• **Problem requirements**
Retype nothing except the lines below from the one with "Generate a Python" through the one with "ref_bas = 0.185", exactly, with images left out.

• **Given records**
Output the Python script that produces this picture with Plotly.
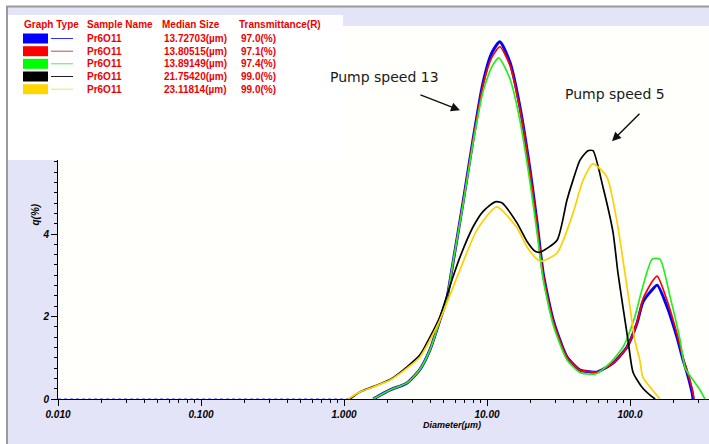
import plotly.graph_objects as go

# ---------------- data ----------------
blue_d = [1.60, 2.10, 2.76, 3.40, 3.99, 4.69, 5.25, 5.78, 6.79, 7.98, 9.37, 10.8, 12.3, 14.5, 17.0, 20.0, 22.4,
          24.7, 29.0, 36.2, 44.7, 52.5, 58.7, 76.0, 95.3, 112, 123, 143, 155, 182, 213, 235, 251, 272, 276]
blue_q = [0, 0.22, 0.39, 0.72, 1.19, 1.92, 2.45, 3.30, 4.75, 6.28, 7.66, 8.39, 8.66, 8.15, 7.08, 5.55, 4.27,
          3.05, 1.92, 1.02, 0.70, 0.66, 0.65, 0.87, 1.26, 1.84, 2.35, 2.65, 2.76, 2.23, 1.50, 0.95, 0.63, 0.15, 0]

red_d = [1.60, 2.10, 2.76, 3.40, 3.99, 4.69, 5.25, 5.78, 6.79, 7.98, 9.37, 10.8, 12.3, 14.5, 17.0, 20.0, 22.4,
         24.7, 29.0, 36.2, 44.7, 52.5, 58.7, 76.0, 95.3, 112, 123, 143, 155, 182, 213, 235, 251, 275, 280]
red_q = [0, 0.22, 0.39, 0.72, 1.19, 1.92, 2.45, 3.30, 4.75, 6.28, 7.60, 8.28, 8.54, 8.08, 7.02, 5.50, 4.22,
         3.02, 1.90, 1.02, 0.70, 0.66, 0.65, 0.87, 1.26, 1.86, 2.42, 2.85, 2.98, 2.38, 1.58, 1.00, 0.68, 0.18, 0]

green_d = [1.60, 2.10, 2.76, 3.40, 3.99, 4.69, 5.25, 5.78, 6.79, 7.98, 9.37, 10.8, 12.1, 14.5, 17.0, 20.0, 22.4,
           24.7, 29.0, 36.2, 44.7, 52.5, 58.7, 72.4, 89.3, 108, 121, 143, 162, 191, 224, 243, 276, 309, 334]
green_q = [0, 0.22, 0.39, 0.72, 1.19, 1.92, 2.45, 3.30, 4.70, 6.20, 7.45, 8.05, 8.27, 7.75, 6.75, 5.25, 4.02,
           2.90, 1.80, 0.95, 0.64, 0.60, 0.62, 0.87, 1.26, 1.99, 2.64, 3.39, 3.39, 2.47, 1.43, 0.75, 0.46, 0.22, 0]

black_d = [1.10, 1.29, 1.60, 2.10, 2.76, 3.40, 3.99, 4.69, 5.78, 6.47, 7.98, 9.4, 11.4, 12.7, 16.2, 19.1,
           21.7, 23.5, 30.9, 36.2, 39.9, 44.7, 50.8, 55.1, 64.7, 76.0, 82.4, 89.3, 96.8, 105, 121, 143, 150]
black_q = [0, 0.17, 0.30, 0.47, 0.78, 1.07, 1.50, 2.00, 2.96, 3.44, 4.17, 4.55, 4.78, 4.76, 4.27, 3.81,
           3.58, 3.56, 3.85, 4.82, 5.30, 5.79, 6.02, 6.02, 5.14, 4.05, 3.05, 2.23, 1.43, 0.65, 0.29, 0.05, 0]

yellow_d = [1.07, 1.29, 1.60, 2.10, 2.76, 3.40, 3.99, 4.69, 6.47, 8.51, 11.7, 16.2, 19.1, 23.5, 30.9, 39.9,
            46.9, 55.1, 69.0, 81.1, 92.2, 100, 108, 117, 123, 138, 162]
yellow_q = [0, 0.17, 0.29, 0.46, 0.75, 1.02, 1.43, 1.92, 3.13, 4.10, 4.66, 4.15, 3.68, 3.34, 3.54, 4.50,
            5.30, 5.70, 5.38, 4.30, 3.05, 2.23, 1.43, 0.95, 0.53, 0.29, 0]

baseline_d = [0.01, 1.07]
baseline_q = [0, 0]

x_tickvals = [0.01, 0.1, 1, 10, 100]
x_ticktext = ["0.010", "0.100", "1.000", "10.00", "100.0"]
y_tickvals = [0, 2, 4, 6, 8]
y_ticktext = ["0", "2", "4", "6", "8"]

legend_header = ["Graph Type", "Sample Name", "Median Size", "Transmittance(R)"]
sample_names = ["Pr6O11", "Pr6O11", "Pr6O11", "Pr6O11", "Pr6O11"]
median_sizes = ["13.72703(µm)", "13.80515(µm)", "13.89149(µm)", "21.75420(µm)", "23.11814(µm)"]
transmittances = ["97.0(%)", "97.1(%)", "97.4(%)", "99.0(%)", "99.0(%)"]

series_colors = ["#0000FF", "#FF0000", "#22EE22", "#000000", "#FFD000"]
swatch_colors = ["#0000FF", "#FF0000", "#00FF00", "#000000", "#FFD700"]
sample_line_colors = ["#3030FF", "#B05050", "#60E060", "#202020", "#F0E060"]

# ---------------- layout helpers ----------------
W, H = 709, 444
ML, MR, MT, MB = 58, 0, 26, 45
PW, PH = W - ML - MR, H - MT - MB


def px(xp):
    return (xp - ML) / PW


def py(yp):
    return (H - MB - yp) / PH


fig = go.Figure()

fig.add_trace(go.Scatter(x=baseline_d, y=baseline_q, mode="lines",
                         line=dict(color="#4040FF", width=1, dash="dot"), hoverinfo="skip"))

series = [(blue_d, blue_q, 3.0), (red_d, red_q, 1.7), (green_d, green_q, 1.7),
          (black_d, black_q, 1.7), (yellow_d, yellow_q, 1.7)]
for (d, q, w), c in zip(series, series_colors):
    fig.add_trace(go.Scatter(x=d, y=q, mode="lines",
                             line=dict(color=c, width=w, shape="spline", smoothing=0.6)))

tick_font = dict(family="Liberation Sans, Arial", size=10, color="black", weight="bold", style="italic")

minor_x = [m * 10 ** e for e in range(-2, 3) for m in range(2, 10)]
minor_y = [i * 0.25 for i in range(0, 37) if (i * 0.25) % 2 != 0]

fig.update_xaxes(type="log", range=[-2, -2 + PW / 143.0], showgrid=False, zeroline=False,
                 showline=True, linecolor="black", linewidth=1,
                 tickmode="array", tickvals=x_tickvals, ticktext=x_ticktext,
                 ticks="outside", ticklen=6, tickcolor="black", tickfont=tick_font,
                 minor=dict(tickmode="array", tickvals=minor_x, ticks="outside", ticklen=3,
                            tickcolor="black", showgrid=False))
fig.update_yaxes(range=[0, PH / 41.25], showgrid=False, zeroline=False,
                 showline=True, linecolor="black", linewidth=1,
                 tickmode="array", tickvals=y_tickvals, ticktext=y_ticktext,
                 ticks="outside", ticklen=6, tickcolor="black", tickfont=tick_font,
                 minor=dict(tickmode="array", tickvals=minor_y, ticks="outside", ticklen=3,
                            tickcolor="black", showgrid=False))

shapes = []
# white outer strips and grey frame
shapes.append(dict(type="rect", xref="paper", yref="paper", x0=px(0), x1=px(W), y0=py(0), y1=py(6),
                   fillcolor="white", line=dict(width=0), layer="above"))
shapes.append(dict(type="rect", xref="paper", yref="paper", x0=px(0), x1=px(6), y0=py(0), y1=py(H),
                   fillcolor="white", line=dict(width=0), layer="above"))
shapes.append(dict(type="line", xref="paper", yref="paper", x0=px(6), x1=px(W), y0=py(6.5), y1=py(6.5),
                   line=dict(color="#9A9A9A", width=2), layer="above"))
shapes.append(dict(type="line", xref="paper", yref="paper", x0=px(7), x1=px(7), y0=py(6), y1=py(H),
                   line=dict(color="#9A9A9A", width=2), layer="above"))
# legend box
shapes.append(dict(type="rect", xref="paper", yref="paper", x0=px(8), x1=px(343), y0=py(15), y1=py(160),
                   fillcolor="white", line=dict(width=0), layer="above"))

annotations = []
leg_font = dict(family="Liberation Sans, Arial", size=10, color="#EE0000", weight="bold")
header_x = [22, 85, 160, 237]
for t, xx in zip(legend_header, header_x):
    annotations.append(dict(xref="paper", yref="paper", x=px(xx), y=py(24), text=t, showarrow=False,
                            xanchor="left", yanchor="middle", font=leg_font))
row_y = [38.5, 51.2, 63.8, 76.5, 89.2]
for i, yy in enumerate(row_y):
    shapes.append(dict(type="rect", xref="paper", yref="paper", x0=px(23), x1=px(48),
                       y0=py(yy - 5), y1=py(yy + 5), fillcolor=swatch_colors[i],
                       line=dict(width=0), layer="above"))
    shapes.append(dict(type="line", xref="paper", yref="paper", x0=px(51), x1=px(73),
                       y0=py(yy), y1=py(yy), line=dict(color=sample_line_colors[i], width=1),
                       layer="above"))
    annotations.append(dict(xref="paper", yref="paper", x=px(85), y=py(yy), text=sample_names[i],
                            showarrow=False, xanchor="left", yanchor="middle", font=leg_font))
    annotations.append(dict(xref="paper", yref="paper", x=px(162), y=py(yy), text=median_sizes[i],
                            showarrow=False, xanchor="left", yanchor="middle", font=leg_font))
    annotations.append(dict(xref="paper", yref="paper", x=px(239), y=py(yy), text=transmittances[i],
                            showarrow=False, xanchor="left", yanchor="middle", font=leg_font))

lab_font = dict(family="DejaVu Sans", size=14, color="#1A1A1A")
annotations.append(dict(x=0.280, y=7.81, xref="x", yref="y", text="Pump speed 13", showarrow=False,
                        font=lab_font))
annotations.append(dict(x=1.895, y=7.39, xref="x", yref="y", text="Pump speed 5", showarrow=False,
                        font=lab_font))
annotations.append(dict(x=0.811, y=7.0, xref="x", yref="y", text="", showarrow=True, ax=-41, ay=-16,
                        arrowhead=2, arrowsize=1.2, arrowwidth=1.5, arrowcolor="#111"))
annotations.append(dict(x=1.874, y=6.25, xref="x", yref="y", text="", showarrow=True, ax=29, ay=-29,
                        arrowhead=2, arrowsize=1.2, arrowwidth=1.5, arrowcolor="#111"))

title_font = dict(family="Liberation Sans, Arial", size=9, color="black", weight="bold", style="italic")
annotations.append(dict(xref="paper", yref="paper", x=px(452), y=py(432), text="Diameter(μm)",
                        showarrow=False, font=title_font))
annotations.append(dict(xref="paper", yref="paper", x=px(27), y=py(215), text="q(%)", textangle=-90,
                        showarrow=False, font=dict(family="Liberation Sans, Arial", size=10, color="black",
                                                   weight="bold", style="italic")))

fig.update_layout(width=W, height=H, autosize=False,
                  margin=dict(l=ML, r=MR, t=MT, b=MB, pad=0),
                  paper_bgcolor="#E4E4F8", plot_bgcolor="#FFFFFC",
                  showlegend=False, shapes=shapes, annotations=annotations)

fig.write_html("out.html")
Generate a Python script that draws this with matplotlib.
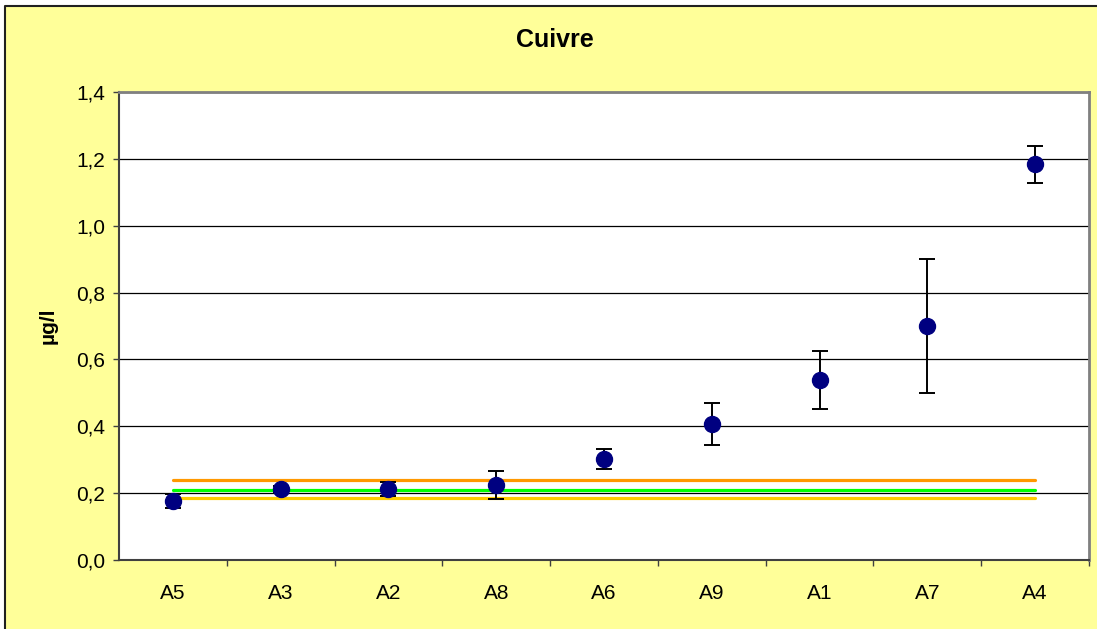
import matplotlib.pyplot as plt
from matplotlib.patches import Rectangle
from matplotlib.lines import Line2D
import numpy as np

plt.rcParams['font.family'] = ['Liberation Sans', 'DejaVu Sans']

sites = ['A5', 'A3', 'A2', 'A8', 'A6', 'A9', 'A1', 'A7', 'A4']
cuivre = [0.176, 0.212, 0.212, 0.224, 0.303, 0.408, 0.539, 0.700, 1.184]
erreur = [0.020, 0.010, 0.020, 0.043, 0.030, 0.063, 0.087, 0.200, 0.055]

# lignes de reference (orange haut, vert, jaune bas)
ref_haut = 0.239
ref_moy = 0.209
ref_bas = 0.185

fig = plt.figure(figsize=(10.97, 6.29), dpi=100)
fig.patch.set_facecolor('#FFFF99')
# marge blanche en haut et a gauche
fig.patches.append(Rectangle((0, (629 - 5) / 629), 1, 1, transform=fig.transFigure,
                             facecolor='white', edgecolor='none', zorder=-1))
fig.patches.append(Rectangle((0, 0), 4 / 1097, 1, transform=fig.transFigure,
                             facecolor='white', edgecolor='none', zorder=-1))
# cadre du graphique (seuls les bords haut et gauche sont visibles)
bx = 5 / 1097
by = 1 - 6 / 629
fig.add_artist(Line2D([bx, bx, 1.0], [0.0, by, by], transform=fig.transFigure,
                      color='#202020', linewidth=1.5))

ax = fig.add_axes([119 / 1097, (629 - 560) / 629, 970 / 1097, 468 / 629])
ax.set_facecolor('white')

x = np.arange(len(sites))
ax.plot([x[0], x[-1]], [ref_haut, ref_haut], color='#FF9900', lw=2.3,
        solid_capstyle='round', zorder=2)
ax.plot([x[0], x[-1]], [ref_moy, ref_moy], color='#00FF00', lw=2.3,
        solid_capstyle='round', zorder=2)
ax.plot([x[0], x[-1]], [ref_bas, ref_bas], color='#FFCC00', lw=2.3,
        solid_capstyle='round', zorder=2)

ax.errorbar(x, cuivre, yerr=erreur, fmt='o', color='#000080', markersize=11.5,
            ecolor='black', elinewidth=1.4, capsize=5.5, capthick=1.4, zorder=3)

ax.set_xlim(-0.5, len(sites) - 0.5)
ax.set_ylim(0, 1.4)
yt = np.arange(0, 1.41, 0.2)
ax.set_yticks(yt)
ax.set_yticklabels([f'{v:.1f}'.replace('.', ',') for v in yt], fontsize=15)
ax.set_xticks(x)
ax.set_xticklabels(sites, fontsize=15)
ax.set_xticks(np.arange(0.5, len(sites) - 0.5 + 0.01, 1), minor=True)
ax.tick_params(axis='x', which='major', length=0, pad=17)
ax.tick_params(axis='x', which='minor', length=4, width=1, color='#404040')
ax.tick_params(axis='y', length=4, width=1, color='#404040', pad=6)
ax.yaxis.grid(True, color='black', linewidth=0.9)
ax.set_axisbelow(True)

for s in ['left', 'bottom']:
    ax.spines[s].set_color('#404040')
    ax.spines[s].set_linewidth(1.5)
for s in ['top', 'right']:
    ax.spines[s].set_color('#808080')
    ax.spines[s].set_linewidth(2)

fig.text(555 / 1097, 1 - 40 / 629, 'Cuivre', ha='center', va='center',
         fontsize=18, fontweight='bold')
fig.text(48 / 1097, 1 - 326 / 629, 'µg/l', ha='center', va='center',
         rotation=90, fontsize=15, fontweight='bold')

fig.savefig('out.png', dpi=100, facecolor=fig.get_facecolor())
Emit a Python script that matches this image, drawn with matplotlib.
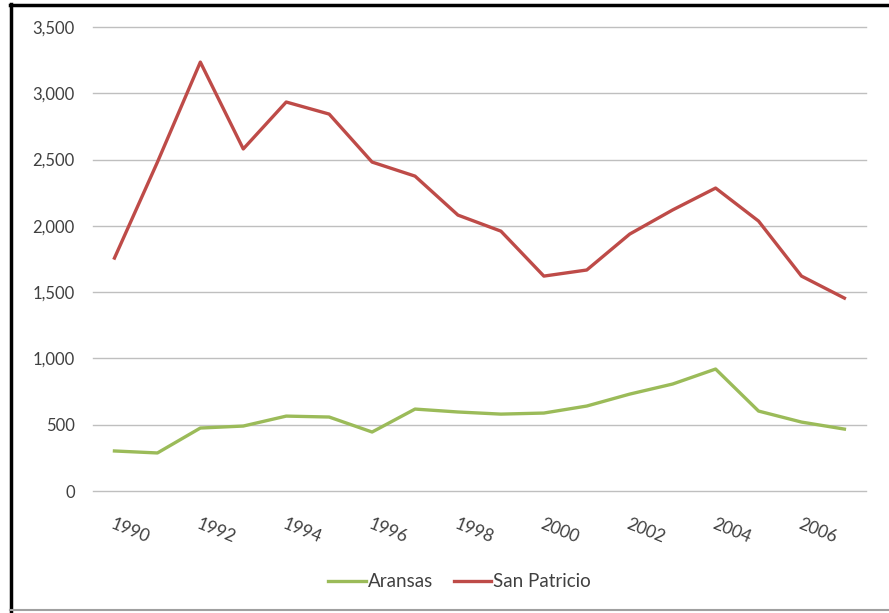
import matplotlib
matplotlib.use("Agg")
import matplotlib.pyplot as plt
import matplotlib.transforms as mtransforms
from matplotlib.lines import Line2D
from matplotlib.ticker import FuncFormatter

# data
years = list(range(1990, 2008))
aransas = [302, 287, 475, 490, 565, 558, 445, 618, 596, 580, 588, 641, 731, 807, 920, 603, 520, 467]
san_patricio = [1757, 2480, 3235, 2580, 2934, 2843, 2481, 2375, 2081, 1960, 1621, 1667, 1938, 2120, 2285, 2036, 1621, 1455]
tick_years = [1990, 1992, 1994, 1996, 1998, 2000, 2002, 2004, 2006]

plt.rcParams["font.family"] = ["Lato", "DejaVu Sans"]

fig = plt.figure(figsize=(8.89, 6.13), dpi=100)
ax = fig.add_axes([0.1046, 0.199, 0.8694, 0.757])

x = list(range(len(years)))
ax.plot(x, aransas, color="#9BBB59", lw=2.4, label="Aransas")
ax.plot(x, san_patricio, color="#BE4B48", lw=2.4, label="San Patricio")

ax.set_xlim(-0.5, len(years) - 0.5)
ax.set_ylim(0, 3500)
ax.set_yticks(range(0, 3501, 500))
ax.yaxis.set_major_formatter(FuncFormatter(lambda v, p: f"{int(v):,}"))
ax.grid(axis="y", color="#BFBFBF", lw=1.0)
for gl in ax.yaxis.get_gridlines():
    gl.set_clip_on(False)
ax.set_axisbelow(True)
for s in ax.spines.values():
    s.set_visible(False)

ax.set_xticks([years.index(y) for y in tick_years])
ax.set_xticklabels([str(y) for y in tick_years], rotation=-22, ha="center",
                   fontsize=12.5, color="#404040")
ax.tick_params(axis="x", length=0, pad=18)
ax.tick_params(axis="y", length=0, pad=13, labelsize=12, labelcolor="#404040")
# the labels sit a bit right of their data points in the original
shift = mtransforms.ScaledTranslation(16 / 100, 0, fig.dpi_scale_trans)
for lbl in ax.get_xticklabels():
    lbl.set_transform(lbl.get_transform() + shift)

fig.legend(loc="center", bbox_to_anchor=(0.517, 0.051), ncol=2, frameon=False,
           fontsize=13.5, handlelength=2.0, handletextpad=0.1, columnspacing=1.1,
           labelcolor="#404040")

# border like the pasted screenshot
fig.add_artist(Line2D([0.011, 1.0], [0.992, 0.992], color="black", lw=2.5, transform=fig.transFigure))
fig.add_artist(Line2D([0.012, 0.012], [0.0, 0.993], color="black", lw=2.5, transform=fig.transFigure))
fig.add_artist(Line2D([0.011, 1.0], [0.005, 0.005], color="#A0A0A0", lw=1.5, transform=fig.transFigure))

fig.savefig("out.png", dpi=100)
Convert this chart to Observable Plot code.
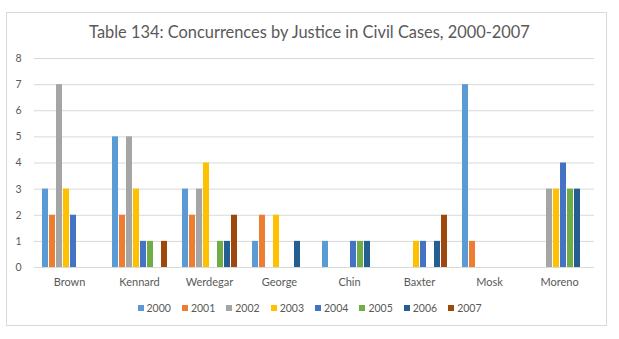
<!DOCTYPE html>
<html>
<head>
<meta charset="utf-8">
<script src="https://cdn.jsdelivr.net/npm/d3@7"></script>
<script src="https://cdn.jsdelivr.net/npm/@observablehq/plot@0.6"></script>
<style>
  html, body { margin: 0; padding: 0; background: #fff; }
  body { width: 619px; height: 339px; position: relative; overflow: hidden; font-family: Lato, "Open Sans", sans-serif; }
  #frame { position: absolute; left: 6px; top: 12px; width: 601px; height: 314px; border: 1px solid #d9d9d9; box-sizing: border-box; }
  #title { position: absolute; left: 0; top: 22px; width: 619px; text-align: center; font-size: 16.4px; color: #595959; }
  #chart { position: absolute; left: 0; top: 45px; }
  #legend { position: absolute; left: 0; top: 302px; width: 619px; display: flex; justify-content: center; font-size: 10.5px; color: #595959; }
  .item { display: flex; align-items: center; margin: 0 5.5px; }
  .sw { width: 6px; height: 6px; margin-right: 3px; }
</style>
</head>
<body>
<div id="frame"></div>
<div id="title">Table 134: Concurrences by Justice in Civil Cases, 2000-2007</div>
<div id="chart"></div>
<div id="legend"></div>
<script>
// Justices (categories) and years (series)
const justices = ["Brown", "Kennard", "Werdegar", "George", "Chin", "Baxter", "Mosk", "Moreno"];
const years = ["2000", "2001", "2002", "2003", "2004", "2005", "2006", "2007"];
const yearColors = ["#5b9bd5", "#ed7d31", "#a5a5a5", "#ffc000", "#4472c4", "#70ad47", "#255e91", "#9e480e"];

// Concurrences per justice, one array per year (same order as justices)
const y2000 = [3, 5, 3, 1, 1, 0, 7, 0];
const y2001 = [2, 2, 2, 2, 0, 0, 1, 0];
const y2002 = [7, 5, 3, 0, 0, 0, 0, 3];
const y2003 = [3, 3, 4, 2, 0, 1, 0, 3];
const y2004 = [2, 1, 0, 0, 1, 1, 0, 4];
const y2005 = [0, 1, 1, 0, 1, 0, 0, 3];
const y2006 = [0, 0, 1, 1, 1, 1, 0, 3];
const y2007 = [0, 1, 2, 0, 0, 2, 0, 0];
const yTicks = [0, 1, 2, 3, 4, 5, 6, 7, 8];

const series = [y2000, y2001, y2002, y2003, y2004, y2005, y2006, y2007];
const rows = [];
years.forEach((year, i) => {
  justices.forEach((justice, j) => {
    rows.push({justice, year, value: series[i][j]});
  });
});

const chart = Plot.plot({
  width: 619,
  height: 252,
  marginTop: 13,
  marginBottom: 30,
  marginLeft: 32,
  marginRight: 24,
  style: {fontFamily: "Lato, 'Open Sans', sans-serif", fontSize: "11px", color: "#595959", background: "transparent"},
  fx: {domain: justices, padding: 0, label: null},
  x: {domain: years, axis: null, paddingInner: 0.2, paddingOuter: 0.8},
  y: {domain: [0, 8], label: null},
  color: {domain: years, range: yearColors},
  marks: [
    Plot.gridY(yTicks, {stroke: "#d9d9d9", strokeOpacity: 1}),
    Plot.axisY(yTicks, {tickSize: 0, tickPadding: 13, label: null, fontSize: 10.5}),
    Plot.axisFx({anchor: "bottom", tickSize: 0, tickPadding: 11, label: null}),
    Plot.barY(rows, {fx: "justice", x: "year", y: "value", fill: "year"})
  ]
});
document.getElementById("chart").appendChild(chart);

// Legend built from the same year/colour arrays
const legend = d3.select("#legend");
years.forEach((year, i) => {
  const item = legend.append("div").attr("class", "item");
  item.append("div").attr("class", "sw").style("background", yearColors[i]);
  item.append("span").text(year);
});
</script>
</body>
</html>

• **Final result**
Generate a Python script that draws this with matplotlib.
import matplotlib.pyplot as plt
from matplotlib.patches import Rectangle
from matplotlib.lines import Line2D
import numpy as np

plt.rcParams['font.family'] = ['Liberation Sans', 'DejaVu Sans']

sites = ['A5', 'A3', 'A2', 'A8', 'A6', 'A9', 'A1', 'A7', 'A4']
cuivre = [0.176, 0.212, 0.212, 0.224, 0.303, 0.408, 0.539, 0.700, 1.184]
erreur = [0.020, 0.010, 0.020, 0.043, 0.030, 0.063, 0.087, 0.200, 0.055]

# lignes de reference (orange haut, vert, jaune bas)
ref_haut = 0.239
ref_moy = 0.209
ref_bas = 0.185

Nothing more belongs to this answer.